Un projet de lieu rassembleur a besoin d’un groupe de leaders audacieux, visionnaires et ayant des aptitudes différentes, explique le Franco-Albertain Daniel Cournoyer. Et à cette équipe doivent se rattacher des partenaires « aux reins solides », disent deux membres de conseils d’administration de maisons de la francophonie.

À Ottawa, cela passe par une entente avec le Conseil des écoles publiques de l’est de l’Ontario (CEPEO) ; à Vancouver – là où les prix de l’immobilier sont les plus élevés au pays –, par un mariage avec un promoteur.

D’ici 2026, la métropole britanno-colombienne pourrait avoir déjà ouvert sa deuxième maison de la francophonie. La maison actuelle, inaugurée en 1990 grâce notamment au financement du gouvernement québécois, est en mauvais état.

En 2018, la maison vancouvéroise s’est donc associée au promoteur montréalais Canderel, qui a acheté le terrain adjacent. La maison a également vendu son terrain au promoteur, créant ainsi un lot plus grand sur lequel Canderel bâtira une nouvelle maison avec, au-dessus, une tour de logements en copropriété.
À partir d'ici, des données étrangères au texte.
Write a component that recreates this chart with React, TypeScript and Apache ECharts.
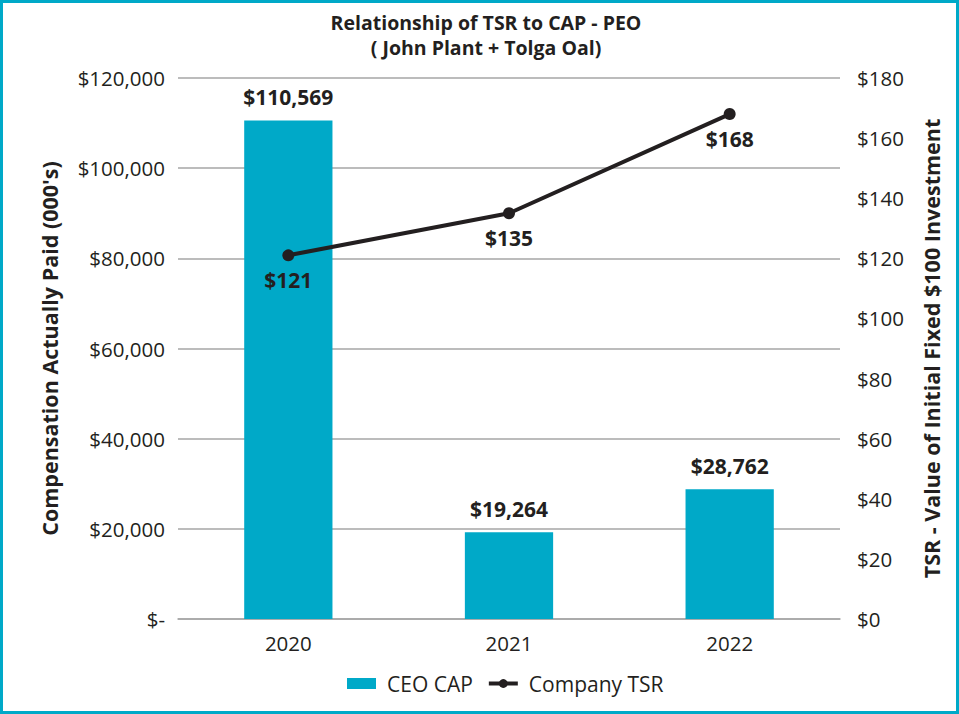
import React, { useEffect, useRef } from "react";
import * as echarts from "echarts";

const years = ["2020", "2021", "2022"];
const ceoCap = [110569, 19264, 28762];
const companyTsr = [121, 135, 168];
const leftTicks = [0, 20000, 40000, 60000, 80000, 100000, 120000];
const rightTicks = [0, 20, 40, 60, 80, 100, 120, 140, 160, 180];

const TEAL = "#00a9c8";
const DARK = "#231f20";
const FONT = "'Open Sans', 'Noto Sans', sans-serif";

const fmt = (v: number) => v.toLocaleString("en-US");

export default function App() {
  const ref = useRef<HTMLDivElement>(null);
  useEffect(() => {
    if (!ref.current) return;
    const chart = echarts.init(ref.current, undefined, { renderer: "svg" });
    chart.setOption({
      animation: false,
      textStyle: { fontFamily: FONT },
      title: {
        text: "Relationship of TSR to CAP - PEO\n( John Plant + Tolga Oal)",
        left: 481,
        textAlign: "center",
        top: 5,
        textStyle: { fontFamily: FONT, fontSize: 19.5, fontWeight: "bold", color: DARK, lineHeight: 25 },
      },
      legend: {
        bottom: 15,
        left: 342,
        itemGap: 14,
        itemWidth: 29,
        itemHeight: 11,
        textStyle: { fontFamily: FONT, fontSize: 21, color: DARK, padding: [0, 0, 0, 6] },
        data: [
          { name: "CEO CAP", icon: "rect" },
          { name: "Company TSR", itemStyle: { color: DARK }, lineStyle: { width: 4, color: DARK } },
        ],
      },
      grid: { left: 178, right: 119, top: 78, bottom: 95, containLabel: false },
      xAxis: {
        type: "category",
        data: years,
        axisTick: { show: false },
        axisLine: { lineStyle: { color: "#a6a6a6", width: 1.5 } },
        axisLabel: { fontFamily: FONT, fontSize: 20.5, color: DARK, margin: 13 },
      },
      yAxis: [
        {
          type: "value",
          min: leftTicks[0],
          max: leftTicks[leftTicks.length - 1],
          interval: 20000,
          name: "Compensation Actually Paid (000's)",
          nameLocation: "middle",
          nameGap: 118,
          nameTextStyle: { fontFamily: FONT, fontSize: 21.5, fontWeight: "bold", color: DARK },
          axisLine: { show: false },
          axisTick: { show: false },
          splitLine: { lineStyle: { color: "#a6a6a6", width: 1.5 } },
          axisLabel: {
            fontFamily: FONT,
            fontSize: 20.5,
            color: DARK,
            margin: 13,
            formatter: (v: number) => (v === 0 ? "$-" : "$" + fmt(v)),
          },
        },
        {
          type: "value",
          min: rightTicks[0],
          max: rightTicks[rightTicks.length - 1],
          interval: 20,
          position: "right",
          name: "TSR - Value of Initial Fixed $100 Investment",
          nameLocation: "middle",
          nameGap: 80,
          nameRotate: 90,
          nameTextStyle: { fontFamily: FONT, fontSize: 21.5, fontWeight: "bold", color: DARK },
          axisLine: { show: false },
          axisTick: { show: false },
          splitLine: { show: false },
          axisLabel: {
            fontFamily: FONT,
            fontSize: 20.5,
            color: DARK,
            margin: 17,
            formatter: (v: number) => "$" + v,
          },
        },
      ],
      series: [
        {
          name: "CEO CAP",
          type: "bar",
          data: ceoCap,
          yAxisIndex: 0,
          barWidth: "40%",
          itemStyle: { color: TEAL },
          label: {
            show: true,
            position: "top",
            distance: 13,
            fontFamily: FONT,
            fontSize: 21,
            fontWeight: "bold",
            color: DARK,
            formatter: (p: any) => "$" + fmt(p.value),
          },
        },
        {
          name: "Company TSR",
          type: "line",
          data: companyTsr,
          yAxisIndex: 1,
          symbol: "circle",
          symbolSize: 12,
          lineStyle: { color: DARK, width: 4 },
          itemStyle: { color: DARK },
          label: {
            show: true,
            position: "bottom",
            distance: 8,
            fontFamily: FONT,
            fontSize: 21,
            fontWeight: "bold",
            color: DARK,
            formatter: (p: any) => "$" + p.value,
          },
        },
      ],
    });
    return () => chart.dispose();
  }, []);

  return (
    <div
      style={{
        position: "absolute",
        left: 0,
        top: 0,
        width: 959,
        height: 714,
        boxSizing: "border-box",
        border: "3px solid " + TEAL,
        background: "#fff",
      }}
    >
      <div ref={ref} style={{ position: "absolute", left: -3, top: -3, width: 959, height: 714 }} />
    </div>
  );
}
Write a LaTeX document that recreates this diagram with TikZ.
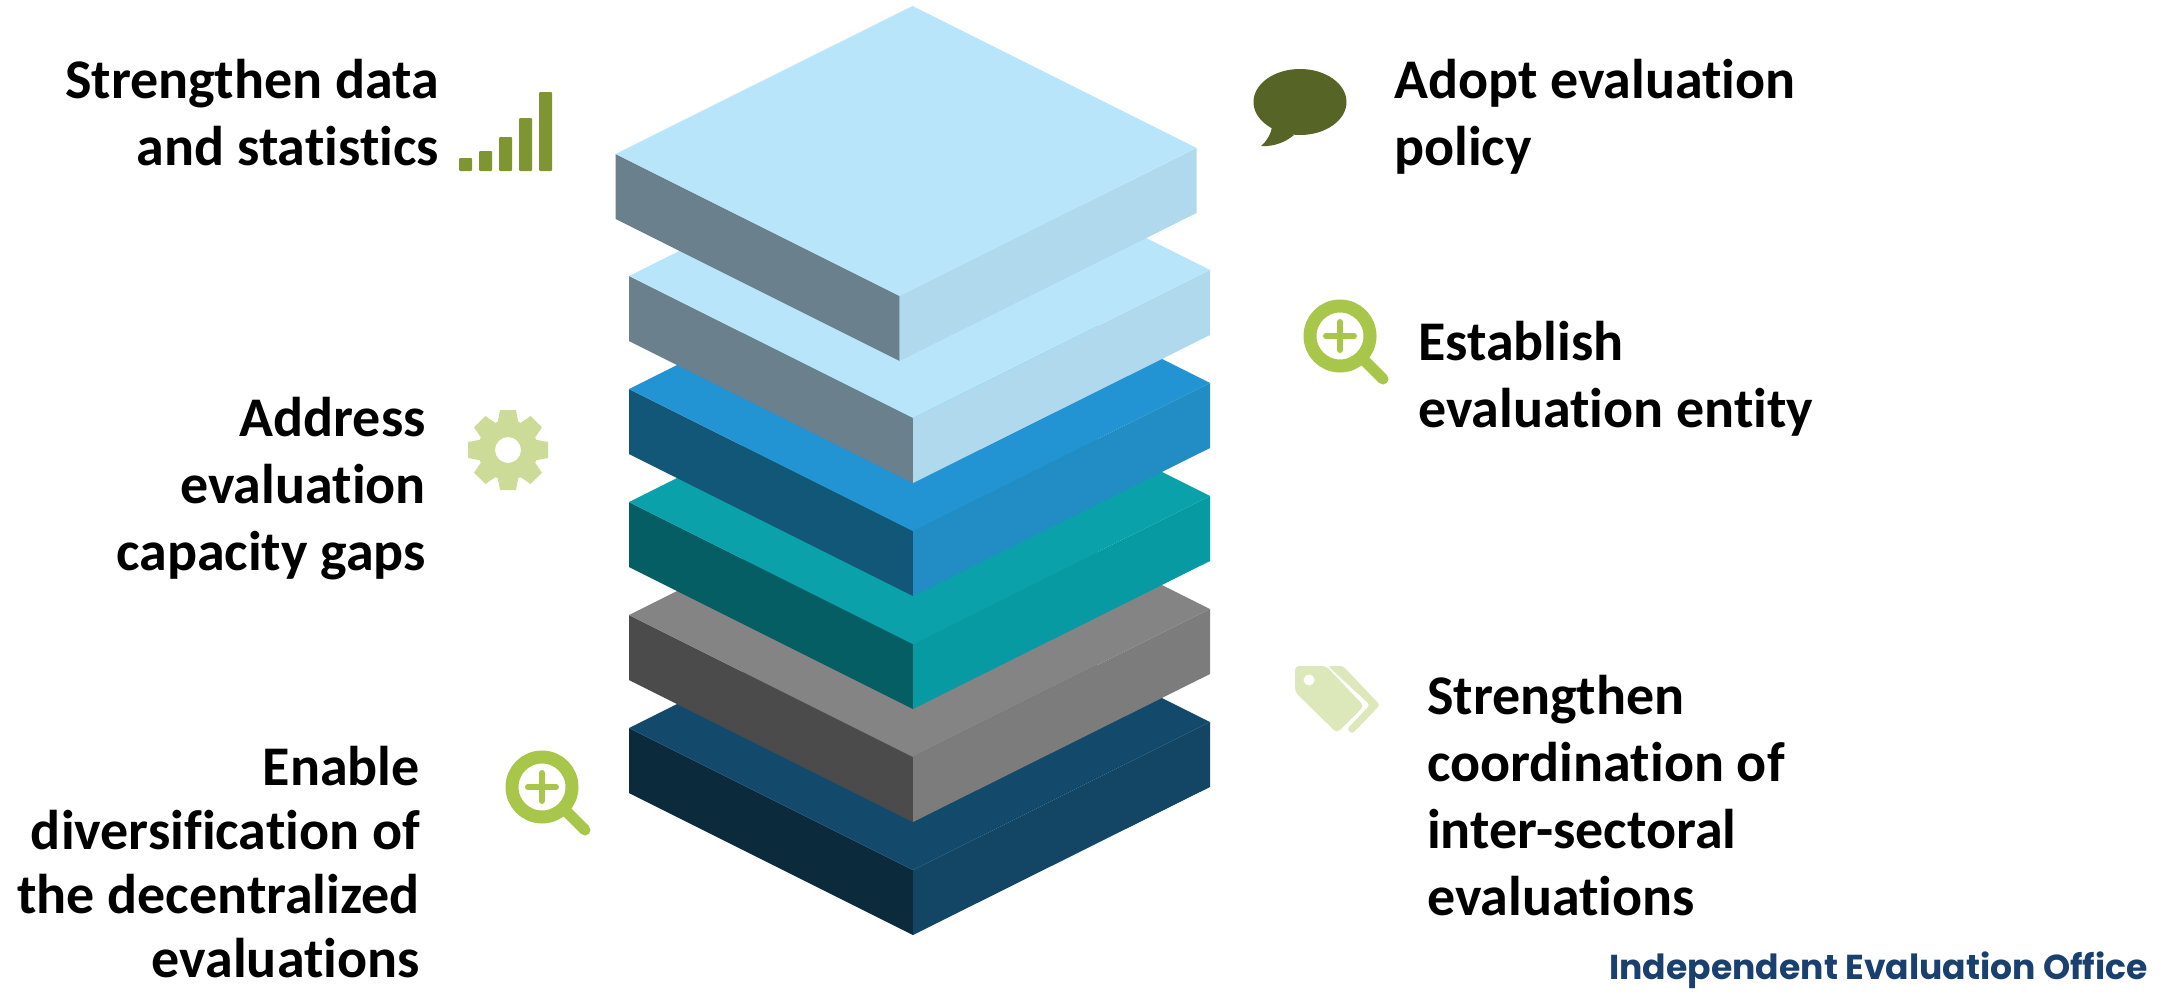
\documentclass[tikz,border=0pt]{standalone}
\usepackage{fontspec}
\setmainfont[Ligatures=NoCommon]{Carlito}
\newfontfamily\ieofont{Poppins}
\usetikzlibrary{positioning}
\definecolor{barcol}{HTML}{7E9531}
\definecolor{bubblecol}{HTML}{566426}
\definecolor{lenscol}{HTML}{A8C64A}
\definecolor{gearcol}{HTML}{CCDC98}
\definecolor{tagcol}{HTML}{DDE8BA}
\definecolor{ieocol}{HTML}{1A4070}
\begin{document}
\begin{tikzpicture}[x=1pt,y=-1pt,
	lbl/.style={font=\fontsize{56}{67}\selectfont\bfseries,inner sep=0pt,text=black},
	lblleft/.style={lbl,anchor=north east,align=right},
	lblright/.style={lbl,anchor=north west,align=left},
	lens/.pic={
		\draw[lenscol,line width=13pt] (0,0) circle (30);
		\draw[lenscol,line width=11pt,line cap=round] (24,24) -- (43,43);
		\draw[lenscol,line width=6pt,line cap=round] (-14,0) -- (14,0) (0,-14) -- (0,14);
	}]
	\useasboundingbox (0,0) rectangle (2179,993);
	% slabs, bottom one first
	\foreach \xfront/\yfront/\ctop/\cleft/\cright [count=\n] in {
		913/870/134A6B/0B2A3C/124664,
		913/757/848484/4B4B4B/7C7C7C,
		913/644/0AA1AA/055E63/079AA2,
		913/531/2294D3/125678/228CC5,
		913/418/B9E5FB/6A808C/B0D9EE,
		899.5/296/B9E5FB/6A808C/B0D9EE} {
		\definecolor{slabtop}{HTML}{\ctop}
		\definecolor{slableft}{HTML}{\cleft}
		\definecolor{slabright}{HTML}{\cright}
		\coordinate (F\n) at (\xfront,\yfront);
		\coordinate (L\n) at (\xfront-284,\yfront-142);
		\coordinate (R\n) at (\xfront+297,\yfront-148);
		\coordinate (B\n) at (\xfront+13,\yfront-290);
		\fill[slableft] (L\n) -- (F\n) -- ++(0,65) -- ([yshift=-65pt]L\n) -- cycle;
		\fill[slabright] (R\n) -- (F\n) -- ++(0,65) -- ([yshift=-65pt]R\n) -- cycle;
		\fill[slabtop] (L\n) -- (B\n) -- (R\n) -- (F\n) -- cycle;
	}
	% labels
	\node[lblleft] (data) at (439,59) {Strengthen data\\and statistics};
	\node[lblleft] (gaps) at (426,397) {Address\\evaluation\\capacity gaps};
	\node[lblleft,font=\fontsize{56}{64}\selectfont\bfseries] (decentral) at (420,746) {Enable\\diversification of\\the decentralized\\evaluations};
	\node[lblright] (policy) at (1394,59) {Adopt evaluation\\policy};
	\node[lblright] (entity) at (1418,321) {Establish\\evaluation entity};
	\node[lblright] (sectoral) at (1427,675) {Strengthen\\coordination of\\inter-sectoral\\evaluations};
	\node[anchor=east,inner sep=0pt,font=\ieofont\fontsize{34.6}{40}\selectfont\bfseries,text=ieocol] (office) at (2148,970) {Independent Evaluation Office};
	% bars
	\foreach \h [count=\n] in {13,20,34,53,79}
		\fill[barcol,rounded corners=1pt] (459+20*\n-20,171) rectangle ++(13,-\h);
	% speech bubble
	\fill[bubblecol] (1300,102) ellipse (46.5 and 33);
	\fill[bubblecol] (1272,125) .. controls (1272,133) and (1266,142) .. (1261,146) .. controls (1275,147) and (1287,141) .. (1294,135) -- cycle;
	% magnifiers
	\pic at (1340,336) {lens};
	\pic at (542,787) {lens};
	% gear
	\foreach \a in {0,45,...,315}
		\fill[gearcol,rotate around={\a:(508,450)}] (500,410) -- (516,410) -- (520,431) -- (496,431) -- cycle;
	\fill[gearcol,even odd rule] (508,450) circle (30) (508,450) circle (13);
	% tags
	\fill[tagcol,rounded corners=3pt] (1328,666) -- (1343,666) -- (1380,705) -- (1352,734) -- (1347,729) -- (1370,705) -- cycle;
	\fill[tagcol,rounded corners=4pt] (1295,666) -- (1326,666) -- (1364,706) -- (1337,733) -- (1295,692) -- cycle;
	\fill[white] (1309,680) circle (5.5);
\end{tikzpicture}
\end{document}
« Sans un tel partenariat, on aurait eu besoin de rénover la maison au complet, ce qui aurait coûté des millions », explique l’architecte Pierre Gallant, président du conseil d’administration de la Maison de la francophonie de Vancouver.

En 2016, le CEPEO est devenu propriétaire de la Maison de la francophonie d’Ottawa. « Pour faire vivre un gros édifice, ça prend quelqu’un avec des reins solides et habitué de gérer de grosses infrastructures », souligne Ronald Bisson.

« Ça coûte des milliers de dollars, déblayer des centres communautaires. Nous, on n’a aucunement ce mal de tête, parce que le conseil en prend soin, explique l’Ottavien. Vous n’avez aucune idée à quel point je suis reconnaissant au CEPEO. »

Les trois projets en cours à Toronto misent sur des équipes distinctes, mais ils peuvent compter sur des gens expérimentés.

Édith Dumont, la vice-présidente des partenariats à l’UOF – notamment responsable du Carrefour du savoir, était directrice de l’éducation du CEPEO au moment de l’ouverture de la Maison de la francophonie d’Ottawa. Linda Savard, présidente du CEPEO lorsque ce dernier est devenu propriétaire du lieu, est l’une des cinq membres du comité fondateur de la Maison de la francophonie de Toronto.